JordanMartinez · October 20, 2020, 7:21pm

It was referenced previously, but would purescript-variant help you do what you want?

yuki · October 20, 2020, 9:16pm

I’ll look into that tomorrow!

yuki · October 22, 2020, 8:45pm

I looked into variants but the default decoding for variants in Simple.JSON is strangely specific as to the JSON structure that’s expected. I’d have to create my own instance in which case I’d be exactly where I am now with my readForeignNode instance expect I’d be decoding into Variant instead of a record type so I don’t think it would help.

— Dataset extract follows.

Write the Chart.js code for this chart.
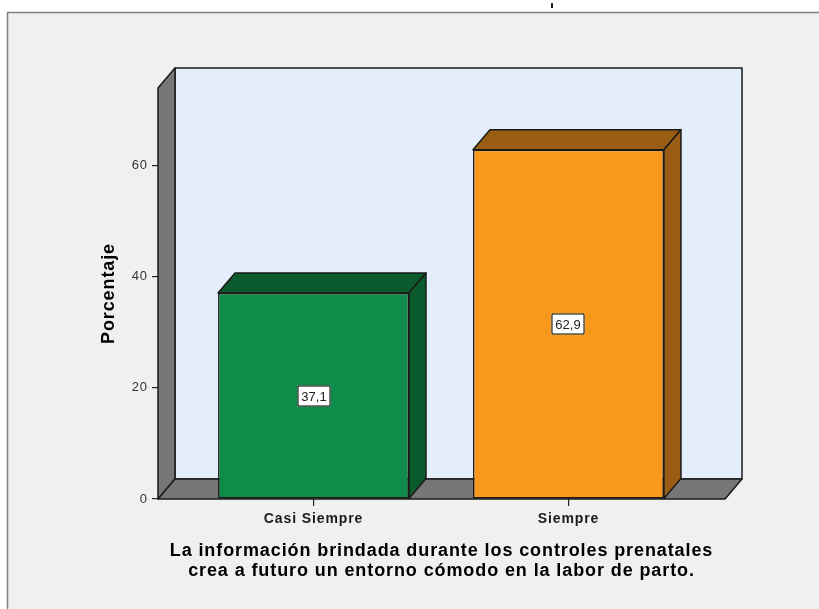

Also I really have zero ideas whatsoever why

newtype Node (jsonTagValue :: Symbol) r
  = Node { nodeType :: String | r }

instance eqNode ::
  ( RowToList r list
  , EqRecord list r
  , Record.EqualFields list r
  ) =>
  Eq (Node s r) where
  {-- eq (Node r1) (Node r2) = Record.equal r1 r2 --}
  {-- eq (Node r1) (Node r2) = r1.nodeType == r2.nodeType --}
  eq (Node r1) (Node r2) = r1 == r2

gives me

  32    eq (Node r1) (Node r2) = r1 == r2
                                 ^^^^^^^^

  No type class instance was found for

    Prim.RowList.RowToList ( nodeType :: String
                           | r1
                           )
                           t2

If I do visual pattern matching I arrive at the following

Prim.RowList.RowToList ( nodeType :: String | r1 ) t2   <- from error
RowToList                r                         list <- from instance

Now I’ll draw some really wild conclusions. It doesn’t understand the combination of nodeType :: String plus the row. And because it derives the list from r according to my RowToList it doesn’t get that either.

But I also don’t know what I can do here.

natefaubion · October 22, 2020, 9:32pm

You are only asking for RowToList on r, but the Eq instance for record requires RowToList for the entire Record, which is r with the additional nodeType :: String label. In your instance constraints, wherever there is r, it should be (nodeType :: String | r).

yuki · October 22, 2020, 9:35pm

Oh my god it is so obvious now. I was trying wacky stuff with Union because I kind of suspected that this was the issue but it never occurred to me to just replace r with ( nodeType :: String | r )…

I shall build you a monument, thank you so much

natefaubion · October 22, 2020, 9:39pm

The reason for decoding into Variant would be to lose the additional data type you are defining to wrap everything into a unified type.

data Thing = Foo { bar :: Int } | Bax { bax :: Strong }

This is exactly the kind of thing that Variant represents. For example:

type Thing = Variant (foo :: { bar :: Int }, bax :: { bax :: String })

example = match
  { foo: \{ bar } -> ...
  , bax: \{ bax } -> ...
  }